There’s something about the combination of speed and snow that is appealing enough for thrill seekers to want to purchase a snowmobile. With more than 1.2 million registered in the United States, snowmobiles have become a hit for outdoor enthusiasts who enjoy the cold.
Snowmobiles aren’t just for hobbyists though, they are a critical means of transportation for the military, government services, farmers and ranchers, postal delivery, and ski patrols.
If you are in need of additional financing to afford a snowmobile, one of your options are snowmobile loans. Learn more about this method below.
What Are the Costs of Snowmobiling?
Generally, the amount of money you pay for a snowmobile depends primarily on the type of riding you do. Snowmobilers who stick with trails and gentle open areas don’t need as much power or sturdiness as those who enjoy more extreme riding.
A novice snowmobiler could pay as little as $3,000 for a new, 120cc, four-stroke snowmobile. More experienced snowmobilers who can handle speeds up to 60 MPH, might pay an average of $9,000 for a more powerful two-seater vehicle with more stability. For thrill-seekers who want to test their own limits, they can buy a snowmobile with many of the elements of a lightweight racing motorcycle for around $15,000.

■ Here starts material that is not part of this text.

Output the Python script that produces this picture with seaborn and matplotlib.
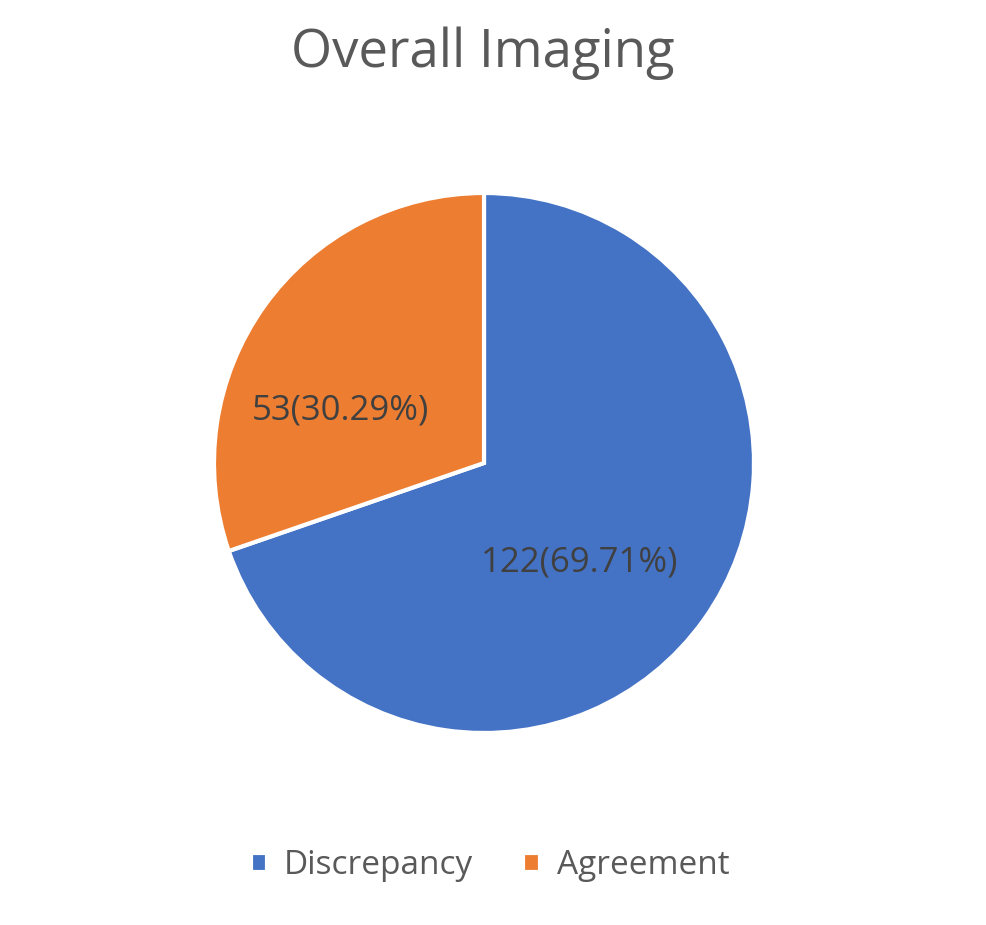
import matplotlib
matplotlib.use("Agg")
import matplotlib.pyplot as plt
import seaborn as sns

categories = ["Discrepancy", "Agreement"]
counts = [122, 53]
percents = [69.71, 30.29]
colors = ["#4472C4", "#ED7D31"]

sns.set_theme(style="white")
plt.rcParams['font.family'] = ['Open Sans', 'DejaVu Sans']
palette = sns.color_palette(colors)

W, H = 986, 925
fig = plt.figure(figsize=(W / 100, H / 100), dpi=100)
fig.patch.set_facecolor("white")

# pie centre ~ (484, 463) px, radius ~ 270 px
cx, cy, r = 484, 463, 270
ax = fig.add_axes([(cx - r) / W, (H - cy - r) / H, 2 * r / W, 2 * r / H])
wedges, _ = ax.pie(counts, colors=palette, startangle=90, counterclock=False,
                   wedgeprops=dict(edgecolor="white", linewidth=3), radius=1)
ax.set_xlim(-1, 1)
ax.set_ylim(-1, 1)
ax.set_aspect("equal")
ax.axis("off")

# label positions (Excel places them off the mid-angle)
label_pos = [(0.352, -0.367), (-0.533, 0.196)]
for (x, y), n, p in zip(label_pos, counts, percents):
    ax.text(x, y, f"{n}({p:.2f}%)", ha="center", va="center",
            fontsize=25, color="#404040")

fig.text(0.49, 1 - 53 / H, "Overall Imaging", ha="center", va="center",
         fontsize=38, color="#595959")

fig.legend(wedges, categories, loc="center", bbox_to_anchor=(0.497, 1 - 866 / H),
           ncol=2, frameon=False, fontsize=24, handlelength=0.5, handleheight=0.5,
           columnspacing=1.5, handletextpad=0.5, labelcolor="#595959")

fig.savefig("out.png", dpi=100, facecolor="white")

But, the costs don’t stop there. Active snowmobilers average more than 1,200 miles per year on and off the trails, spending as much as $4,000 a year for user fees, transporting their snowmobiles, insurance, maintenance, and equipment. A typical outfit consisting of shoes, protective gear, and clothing can cost as much as $800.
Snowmobiling is definitely not a poor man’s recreation. The average household income for snowmobilers is around $70,000 which means it could consume a big portion of the average snowmobiling family’s discretionary income. At an average cost of about $12,000 (including tow trailer), it is no small investment; and because many families own at least two snowmobiles, the average costs can climb to more than $20,000. That’s why many snowmobile purchases are financed in more ways than out-of-pocket cash. In fact, there is an entire segment of the lending industry devoted to snowmobile financing.
Dealer and Consumer Direct Snowmobile Financing Options
The most common form of financing used for snowmobile purchases is an unsecured installment loan through a power equipment loan specialist. These lenders specialize in financing power equipment such as motorcycles, snowmobiles, watercraft, all-terrain vehicles, and the tow trailers needed to transport them.
Financing is often obtained through power equipment dealers who partner with specialized lenders; but consumers can also obtain these loans directly from the lender. Every now and then, manufacturers offer special factory financing as well.
Because snowmobile loans are unsecured, dealer and consumer direct financing can be fairly expensive with the best rates for the most creditworthy borrowers currently ranging from 4% to 11%. Loans are available for up to $50,000 with loan terms between 12 and 60 months.
What About a Personal Loan?
Personal loans can be used for just about anything, including financing a snowmobile. But if you are unable to qualify for the lowest rates from a snowmobile loan specialist, you are not likely to qualify for a decent rate on a personal loan either. However, if you have excellent credit, you might be able to qualify for a loan rate that is lower than a snowmobile loan.
If you decide that you would be able to handle the monthly payments on a personal loan at a given interest rate, then going with a personal loan lender may be a good option. Keep in mind that you need to put down on the application that these funds would be for a snowmobile.
>> Read More: Our Picks for the Best Personal Loan Lenders
A Credit Card is Probably Not Your Best Option
Many snowmobile purchases are made with credit cards which could be the most expensive form of financing since the average credit card interest rate is around 17%.
If you’re hoping to offset the higher rate using a rewards credit card, it will be a temporary offset at best. The ongoing interest charges will negate the benefits unless the balance is paid off quickly.
The best option for credit card users is to use a balance transfer credit card with a 0% APR introductory period. However, unless you are able to pay the full balance before the expiration of the promotional period, you will begin to incur the accrued interest charges on the purchase.
The preferred financing option may be a factory financing offer that includes a rebate and a low rate. The next best option would be to obtain your financing through a loan specialist and then negotiate your best cash deal with a dealer. If you are unable to qualify for either form of financing and are looking at a high interest personal loan or credit card as your financing source, your best bet would be to wait until you can save more money towards your purchase.